#### EXERCISE:
Retype all material exactly. Pictures stay out of the copy.

▽

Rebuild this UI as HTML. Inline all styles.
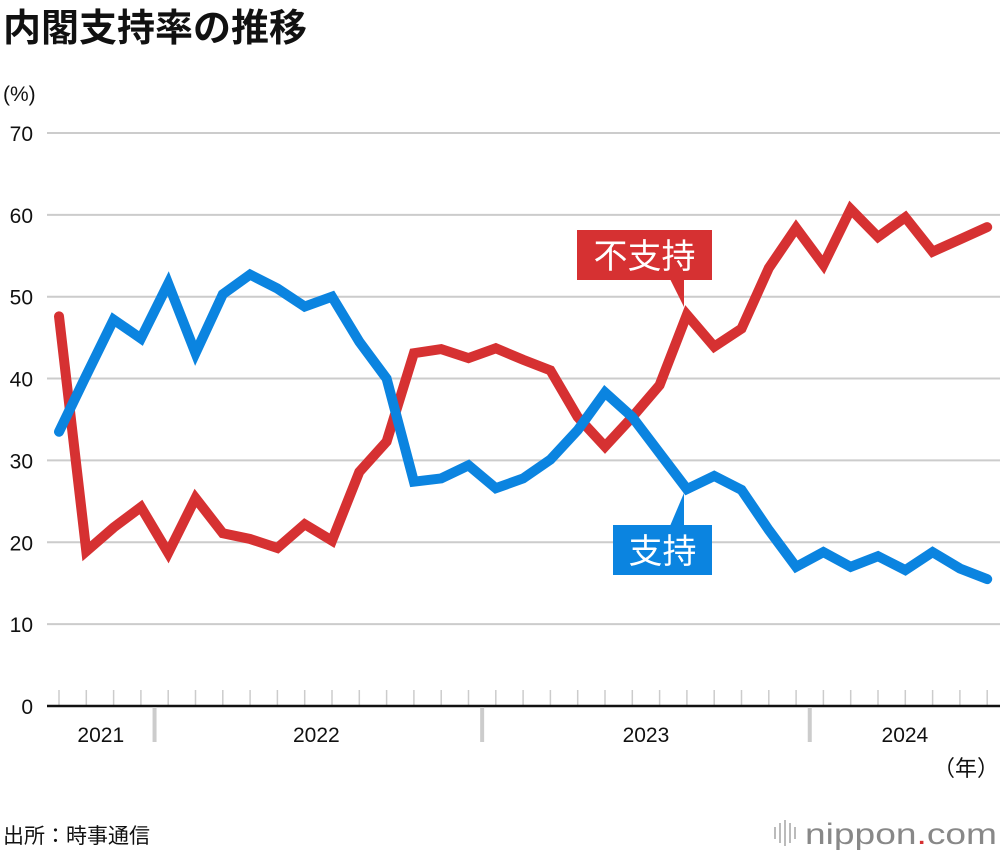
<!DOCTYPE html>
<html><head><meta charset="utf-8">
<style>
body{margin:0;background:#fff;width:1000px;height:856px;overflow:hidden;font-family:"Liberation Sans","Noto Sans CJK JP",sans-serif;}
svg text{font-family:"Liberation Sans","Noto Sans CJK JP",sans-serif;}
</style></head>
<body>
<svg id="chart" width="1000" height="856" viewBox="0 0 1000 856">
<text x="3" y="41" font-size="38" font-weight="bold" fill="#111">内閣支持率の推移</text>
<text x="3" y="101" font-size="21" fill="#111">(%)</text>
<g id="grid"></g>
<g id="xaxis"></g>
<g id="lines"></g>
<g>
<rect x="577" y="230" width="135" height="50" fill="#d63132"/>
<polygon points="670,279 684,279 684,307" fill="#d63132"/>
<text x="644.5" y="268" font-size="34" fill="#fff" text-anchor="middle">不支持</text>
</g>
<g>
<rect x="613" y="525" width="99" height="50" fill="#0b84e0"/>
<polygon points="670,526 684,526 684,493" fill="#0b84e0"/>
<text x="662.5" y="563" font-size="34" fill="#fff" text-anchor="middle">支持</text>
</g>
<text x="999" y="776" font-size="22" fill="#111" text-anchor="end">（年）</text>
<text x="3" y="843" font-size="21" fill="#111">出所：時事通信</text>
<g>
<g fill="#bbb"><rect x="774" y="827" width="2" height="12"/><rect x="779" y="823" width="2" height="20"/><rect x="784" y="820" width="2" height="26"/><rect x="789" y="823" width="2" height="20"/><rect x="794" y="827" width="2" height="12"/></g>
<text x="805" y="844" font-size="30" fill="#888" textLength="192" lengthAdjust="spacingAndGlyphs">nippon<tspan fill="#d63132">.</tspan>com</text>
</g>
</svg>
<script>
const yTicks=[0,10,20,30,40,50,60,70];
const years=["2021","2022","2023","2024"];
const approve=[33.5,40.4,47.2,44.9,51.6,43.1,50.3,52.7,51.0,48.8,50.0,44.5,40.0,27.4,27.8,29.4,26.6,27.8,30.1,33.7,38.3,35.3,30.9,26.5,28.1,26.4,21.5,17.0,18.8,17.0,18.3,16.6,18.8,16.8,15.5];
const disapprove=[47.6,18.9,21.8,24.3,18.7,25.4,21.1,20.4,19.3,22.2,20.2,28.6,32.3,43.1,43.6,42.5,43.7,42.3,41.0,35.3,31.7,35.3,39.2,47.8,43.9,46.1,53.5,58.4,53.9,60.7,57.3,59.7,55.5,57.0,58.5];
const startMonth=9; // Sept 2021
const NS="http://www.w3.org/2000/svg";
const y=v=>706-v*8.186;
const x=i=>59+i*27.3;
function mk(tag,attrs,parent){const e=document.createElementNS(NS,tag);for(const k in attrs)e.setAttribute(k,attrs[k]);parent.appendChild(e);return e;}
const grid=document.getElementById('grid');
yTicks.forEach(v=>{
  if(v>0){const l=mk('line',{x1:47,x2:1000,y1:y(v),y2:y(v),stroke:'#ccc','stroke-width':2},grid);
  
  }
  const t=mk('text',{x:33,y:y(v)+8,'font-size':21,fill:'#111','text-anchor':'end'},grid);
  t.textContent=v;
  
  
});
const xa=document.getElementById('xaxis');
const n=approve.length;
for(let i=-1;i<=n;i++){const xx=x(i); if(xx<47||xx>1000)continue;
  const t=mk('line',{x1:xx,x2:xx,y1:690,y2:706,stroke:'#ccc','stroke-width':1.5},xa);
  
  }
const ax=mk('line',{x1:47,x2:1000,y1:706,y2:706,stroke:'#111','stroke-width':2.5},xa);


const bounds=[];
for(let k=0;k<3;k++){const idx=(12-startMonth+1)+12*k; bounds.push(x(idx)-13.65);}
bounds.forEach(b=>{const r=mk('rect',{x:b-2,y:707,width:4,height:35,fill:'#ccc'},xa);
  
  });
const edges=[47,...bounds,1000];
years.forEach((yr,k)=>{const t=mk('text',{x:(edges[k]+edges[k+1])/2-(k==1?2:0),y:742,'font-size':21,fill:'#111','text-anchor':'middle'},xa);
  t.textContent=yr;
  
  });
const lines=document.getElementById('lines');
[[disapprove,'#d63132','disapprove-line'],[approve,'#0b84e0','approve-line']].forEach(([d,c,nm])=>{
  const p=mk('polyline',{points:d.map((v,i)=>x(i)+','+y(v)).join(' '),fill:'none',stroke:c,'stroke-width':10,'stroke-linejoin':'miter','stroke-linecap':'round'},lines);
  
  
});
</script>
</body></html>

△

#### RESULT OF THIS EXERCISE:
Rebuild this UI as HTML. Inline all styles.
<!DOCTYPE html>
<html><head><meta charset="utf-8">
<style>
body{margin:0;background:#fff;width:1000px;height:856px;overflow:hidden;font-family:"Liberation Sans","Noto Sans CJK JP",sans-serif;}
svg text{font-family:"Liberation Sans","Noto Sans CJK JP",sans-serif;}
</style></head>
<body>
<svg id="chart" width="1000" height="856" viewBox="0 0 1000 856">
<text x="3" y="41" font-size="38" font-weight="bold" fill="#111">内閣支持率の推移</text>
<text x="3" y="101" font-size="21" fill="#111">(%)</text>
<g id="grid"></g>
<g id="xaxis"></g>
<g id="lines"></g>
<g>
<rect x="577" y="230" width="135" height="50" fill="#d63132"/>
<polygon points="670,279 684,279 684,307" fill="#d63132"/>
<text x="644.5" y="268" font-size="34" fill="#fff" text-anchor="middle">不支持</text>
</g>
<g>
<rect x="613" y="525" width="99" height="50" fill="#0b84e0"/>
<polygon points="670,526 684,526 684,493" fill="#0b84e0"/>
<text x="662.5" y="563" font-size="34" fill="#fff" text-anchor="middle">支持</text>
</g>
<text x="999" y="776" font-size="22" fill="#111" text-anchor="end">（年）</text>
<text x="3" y="843" font-size="21" fill="#111">出所：時事通信</text>
<g>
<g fill="#bbb"><rect x="774" y="827" width="2" height="12"/><rect x="779" y="823" width="2" height="20"/><rect x="784" y="820" width="2" height="26"/><rect x="789" y="823" width="2" height="20"/><rect x="794" y="827" width="2" height="12"/></g>
<text x="805" y="844" font-size="30" fill="#888" textLength="192" lengthAdjust="spacingAndGlyphs">nippon<tspan fill="#d63132">.</tspan>com</text>
</g>
</svg>
<script>
const yTicks=[0,10,20,30,40,50,60,70];
const years=["2021","2022","2023","2024"];
const approve=[33.5,40.4,47.2,44.9,51.6,43.1,50.3,52.7,51.0,48.8,50.0,44.5,40.0,27.4,27.8,29.4,26.6,27.8,30.1,33.7,38.3,35.3,30.9,26.5,28.1,26.4,21.5,17.0,18.8,17.0,18.3,16.6,18.8,16.8,15.5];
const disapprove=[47.6,18.9,21.8,24.3,18.7,25.4,21.1,20.4,19.3,22.2,20.2,28.6,32.3,43.1,43.6,42.5,43.7,42.3,41.0,35.3,31.7,35.3,39.2,47.8,43.9,46.1,53.5,58.4,53.9,60.7,57.3,59.7,55.5,57.0,58.5];
const startMonth=9; // Sept 2021
const NS="http://www.w3.org/2000/svg";
const y=v=>706-v*8.186;
const x=i=>59+i*27.3;
function mk(tag,attrs,parent){const e=document.createElementNS(NS,tag);for(const k in attrs)e.setAttribute(k,attrs[k]);parent.appendChild(e);return e;}
const grid=document.getElementById('grid');
yTicks.forEach(v=>{
  if(v>0){const l=mk('line',{x1:47,x2:1000,y1:y(v),y2:y(v),stroke:'#ccc','stroke-width':2},grid);
  
  }
  const t=mk('text',{x:33,y:y(v)+8,'font-size':21,fill:'#111','text-anchor':'end'},grid);
  t.textContent=v;
  
  
});
const xa=document.getElementById('xaxis');
const n=approve.length;
for(let i=-1;i<=n;i++){const xx=x(i); if(xx<47||xx>1000)continue;
  const t=mk('line',{x1:xx,x2:xx,y1:690,y2:706,stroke:'#ccc','stroke-width':1.5},xa);
  
  }
const ax=mk('line',{x1:47,x2:1000,y1:706,y2:706,stroke:'#111','stroke-width':2.5},xa);


const bounds=[];
for(let k=0;k<3;k++){const idx=(12-startMonth+1)+12*k; bounds.push(x(idx)-13.65);}
bounds.forEach(b=>{const r=mk('rect',{x:b-2,y:707,width:4,height:35,fill:'#ccc'},xa);
  
  });
const edges=[47,...bounds,1000];
years.forEach((yr,k)=>{const t=mk('text',{x:(edges[k]+edges[k+1])/2-(k==1?2:0),y:742,'font-size':21,fill:'#111','text-anchor':'middle'},xa);
  t.textContent=yr;
  
  });
const lines=document.getElementById('lines');
[[disapprove,'#d63132','disapprove-line'],[approve,'#0b84e0','approve-line']].forEach(([d,c,nm])=>{
  const p=mk('polyline',{points:d.map((v,i)=>x(i)+','+y(v)).join(' '),fill:'none',stroke:c,'stroke-width':10,'stroke-linejoin':'miter','stroke-linecap':'round'},lines);
  
  
});
</script>
</body></html>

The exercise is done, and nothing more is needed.